04.45 I ended up going back to the Python modules with an ugly implementation because I feel like we don’t have any other choice.
Got the text extractor to work, and am able to write the text to a file. We are now looking at how to extract relevant information from   the text file. Most importantly, we should be able to get keywords in the resume that would be useful in a “keyword search” in a job portal. The Python module Rake, a “domain-independent keyword extractor,” doesn’t do a great job getting relevant words. For one, it doesn’t recognize the difference between standard ASCII characters and special characters in the PDF. For example, a crude implementation returns “2015 interests snowboarding • triathlons • piano • backpacking • ultimate frisbee” as the most relevant phrase in my resume. Don’t think that’ll work.
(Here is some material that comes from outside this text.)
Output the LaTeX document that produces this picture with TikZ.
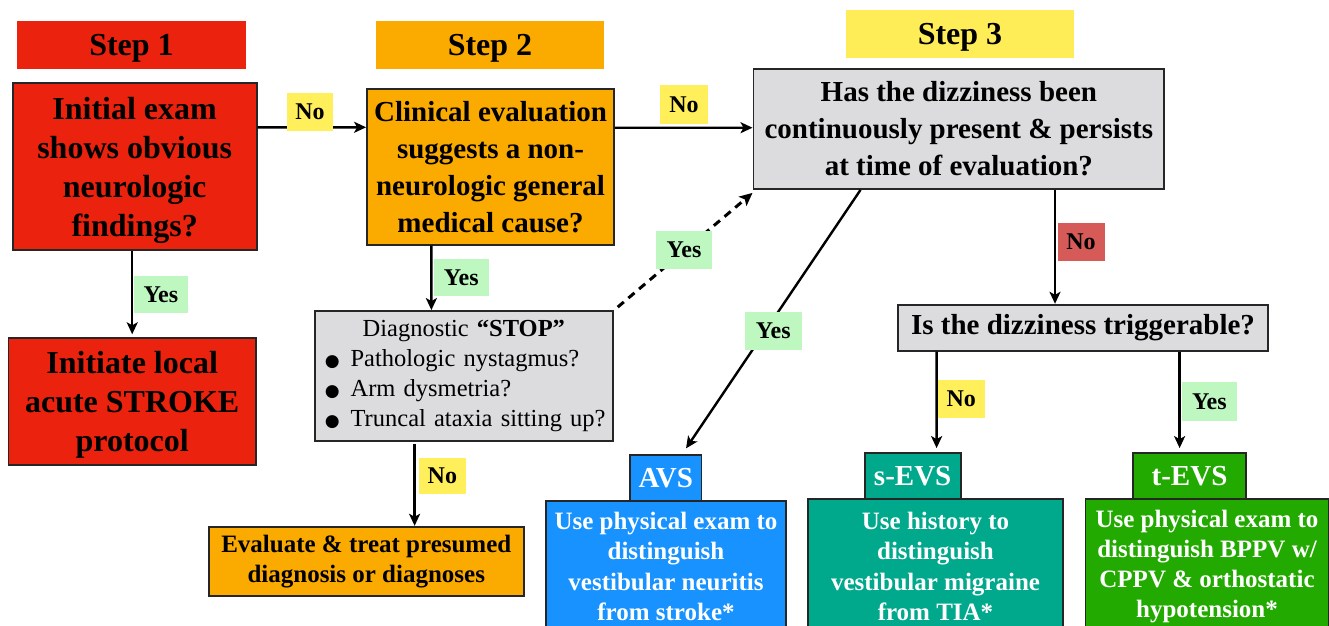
\documentclass[tikz,border=0pt]{standalone}
\usepackage{fontspec}
\setmainfont{Liberation Serif}
\newfontfamily\dejavu{DejaVu Sans}
\usetikzlibrary{arrows.meta,calc}
\definecolor{cRed}{RGB}{234,34,14}
\definecolor{cOrange}{RGB}{251,171,0}
\definecolor{cYellow}{RGB}{255,237,88}
\definecolor{cLabY}{RGB}{255,239,91}
\definecolor{cLabG}{RGB}{190,248,192}
\definecolor{cLabR}{RGB}{214,90,87}
\definecolor{cGray}{RGB}{220,220,222}
\definecolor{cBlue}{RGB}{24,146,255}
\definecolor{cTeal}{RGB}{0,168,140}
\definecolor{cGreen}{RGB}{34,170,0}
\newcommand{\bul}{\makebox[33.8pt][l]{\hspace{8pt}\raisebox{0pt}{\dejavu\fontsize{17}{17}\selectfont ●}}}
\tikzset{
  box/.style={draw=black!85, line width=1.8pt, inner sep=0pt, align=center, font=\bfseries},
  stepbox/.style={draw=none, inner sep=0pt, align=center, font=\bfseries\fontsize{32}{38}\selectfont,
    minimum height=48pt, text height=21pt, text depth=0pt},
  lab/.style={draw=none, inner sep=0pt, font=\bfseries\fontsize{24}{28}\selectfont, minimum height=37.5pt},
  arr/.style={line width=2.4pt, -{Stealth[length=12pt,width=11pt,inset=3pt]}},
  dasharr/.style={line width=3pt, dash pattern=on 8pt off 6pt, -{Stealth[length=13pt,width=12pt,inset=3pt]}},
  wtext/.style={text=white},
}
\begin{document}
\begin{tikzpicture}[x=1pt,y=-1pt]
\useasboundingbox (0,0) rectangle (1329,625);
\path[clip] (0,0) rectangle (1329,625);
\fill[white] (0,0) rectangle (1329,625);

% step headers
\node[stepbox, fill=cRed, minimum width=229.5pt] (s1) at (131.5,44.7) {Step 1};
\node[stepbox, fill=cOrange, minimum width=228.6pt] (s2) at (490,45) {Step 2};
\node[stepbox, fill=cYellow, minimum width=228.4pt] (s3) at (960,34) {Step 3};

% main boxes
\node[box, fill=cRed, minimum width=244pt, minimum height=166.7pt, text depth=0pt,
  font=\bfseries\fontsize{32}{39}\selectfont] (A) at (134.65,166.65)
  {Initial exam\\shows obvious\\neurologic\\findings?};
\node[box, fill=cOrange, minimum width=247pt, minimum height=155.7pt,
  font=\bfseries\fontsize{29}{37}\selectfont] (B) at (490.5,166.85)
  {Clinical evaluation\\suggests a non-\\neurologic general\\medical cause?};
\node[box, fill=cGray, minimum width=410.9pt, minimum height=120pt,
  font=\bfseries\fontsize{29}{37}\selectfont] (C) at (958.85,129)
  {Has the dizziness been\\continuously present \& persists\\at time of evaluation?};
\node[box, fill=cGray, minimum width=298pt, minimum height=130pt,
  font=\fontsize{24.5}{30}\selectfont, align=left, text width=294pt] (D) at (463.8,376)
  {\makebox[\linewidth][c]{Diagnostic \textbf{“STOP”}}\\
   \bul Pathologic nystagmus?\\
   \bul Arm dysmetria?\\
   \bul Truncal ataxia sitting up?};
\node[box, fill=cRed, minimum width=247.6pt, minimum height=127.3pt, text depth=0pt,
  font=\bfseries\fontsize{32}{39}\selectfont] (E) at (132.2,401.35)
  {Initiate local\\acute STROKE\\protocol};
\node[box, fill=cOrange, minimum width=314.6pt, minimum height=69.6pt,
  font=\bfseries\fontsize{25}{30}\selectfont] (F) at (366.3,561.5)
  {Evaluate \& treat presumed\\diagnosis or diagnoses};
\node[box, fill=cGray, minimum width=370.4pt, minimum height=46pt,
  font=\bfseries\fontsize{29}{35}\selectfont] (G) at (1083,327.7)
  {Is the dizziness triggerable?};

% outcome boxes
\node[box, fill=cBlue, wtext, minimum width=240pt, minimum height=130.7pt,
  font=\bfseries\fontsize{25}{30.2}\selectfont] (avsB) at (666,566.35)
  {Use physical exam to\\distinguish\\vestibular neuritis\\from stroke*};
\node[box, fill=cBlue, wtext, minimum width=71.5pt, minimum height=45.7pt,
  font=\bfseries\fontsize{29}{34}\selectfont] (avsL) at (665.75,478.15) {AVS};
\node[box, fill=cTeal, wtext, minimum width=255pt, minimum height=134pt,
  font=\bfseries\fontsize{25}{30.2}\selectfont] (sevsB) at (935.5,566.35)
  {Use history to\\distinguish\\vestibular migraine\\from TIA*};
\node[box, fill=cTeal, wtext, minimum width=96pt, minimum height=46.3pt,
  font=\bfseries\fontsize{29}{34}\selectfont] (sevsL) at (912.65,476.15) {s-EVS};
\node[box, fill=cGreen, wtext, minimum width=243pt, minimum height=134pt,
  font=\bfseries\fontsize{25}{30.2}\selectfont] (tevsB) at (1207,566.35)
  {Use physical exam to\\distinguish BPPV w/\\CPPV \& orthostatic\\hypotension*};
\node[box, fill=cGreen, wtext, minimum width=113pt, minimum height=46.3pt,
  font=\bfseries\fontsize{29}{34}\selectfont] (tevsL) at (1189.5,476.15) {t-EVS};

% connectors
\draw[arr] ($(A.south)+(-2.45,0)$) -- ($(E.north)+(0,-2.5)$);
\draw[arr] ($(A.east)+(0,-39.35)$) -- ($(B.west)+(0,-39.55)$);
\draw[arr] ($(B.east)+(0,-39.15)$) -- ($(C.west)+(0,-1.3)$);
\draw[arr] ($(B.south)+(-59.1,0)$) -- ($(D.north)+(-32.4,0)$);
\draw[arr] ($(D.south)+(-49.2,2)$) -- ($(F.north)+(48.3,0)$);
\draw[dasharr] ($(D.north east)+(4,-3)$) -- ($(C.south west)+(0,3)$);
\draw[arr] ($(C.south)+(-98.35,0)$) -- ($(avsL.north)+(20.25,-6)$);
\draw[arr] ($(C.south)+(96.15,0)$) -- ($(G.north)+(-28,0)$);
\draw[arr] ($(G.south)+(-146.4,0)$) -- ($(sevsL.north)+(23.95,-4)$);
\draw[arr] ($(G.south)+(96.6,0)$) -- ($(tevsL.north)+(-9.9,-4)$);

% labels
\node[lab, fill=cLabY, minimum width=46pt] (lNoA) at (310,111.85) {No};
\node[lab, fill=cLabY, minimum width=48pt, minimum height=39pt] (lNoB) at (684,104.5) {No};
\node[lab, fill=cLabG, minimum width=53.7pt] (lYesA) at (160.85,294.5) {Yes};
\node[lab, fill=cLabG, minimum width=55.5pt] (lYesB) at (461.25,277.5) {Yes};
\node[lab, fill=cLabG, minimum width=56pt, minimum height=38pt] (lYesD) at (684,250) {Yes};
\node[lab, fill=cLabR, minimum width=47pt, minimum height=38.3pt] (lNoC) at (1081,241.85) {No};
\node[lab, fill=cLabG, minimum width=57pt] (lYesC) at (773.25,330.8) {Yes};
\node[lab, fill=cLabY, minimum width=47pt, minimum height=36.6pt] (lNoD) at (442.4,476) {No};
\node[lab, fill=cLabY, minimum width=47.4pt, minimum height=38.3pt] (lNoG) at (961.3,399.15) {No};
\node[lab, fill=cLabG, minimum width=55.3pt, minimum height=38.7pt] (lYesG) at (1209.35,401.35) {Yes};
\end{tikzpicture}
\end{document}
05.08 The main problem that we are encountering is unstructured, non-standard data from the resume.

06.54 I’m running out of steam. We got the keyword search working, we just have to pretty-fy everything and come up with a sorting algorithm to a really rank the results.

I noticed the birds are chirping, so I walked outside to get a little closer. The sun’s almost out, I think I might use this early morning opportunity to see the sunrise.

The hackathon venue is right next to the tower block, so I decided to watch the sunrise from up top. I swiped in with my student card for the general area, and then headed for an elevator to take me up the 25 flights of stairs. I put my key card in front of the access point and tried to push one of the floors, but nothing. Denied. I guess I will have to work for the sunrise, climbing the stairs up to the top. About halfway up, I stopped to make SURE the elevator doesn’t work. I came inside and started pressing the buttons for the top floors, but they didn’t stay lit up. So I leaned down and started pushing buttons somewhat hoping the machine would malfunction and I’d catch a ride up. Then I noticed the doors were closed, and the “open door” button wouldn’t work without a valid key card. So yaaaaa I’m currently trapped in the elevator debating what I can do.

Update I called the Mysterious Elevator Man From Above with the push of a button and he said ground floor was my only option so I’m back to squ… floor one. Debating if I’ll make it up.

Update I made it. Nice view but not much of a sunrise – I can only see out the west end of the tower.

9:00 Took a wee nap. It was nice but I don’t feel too great. Aadit and Pankaj are working furiously on the UI of the web app, trying to display the info nicely with React.

12:00 We got everything looking semi-presentable and have practiced our project pitch to a few other groups. Now we wait to present to the judges.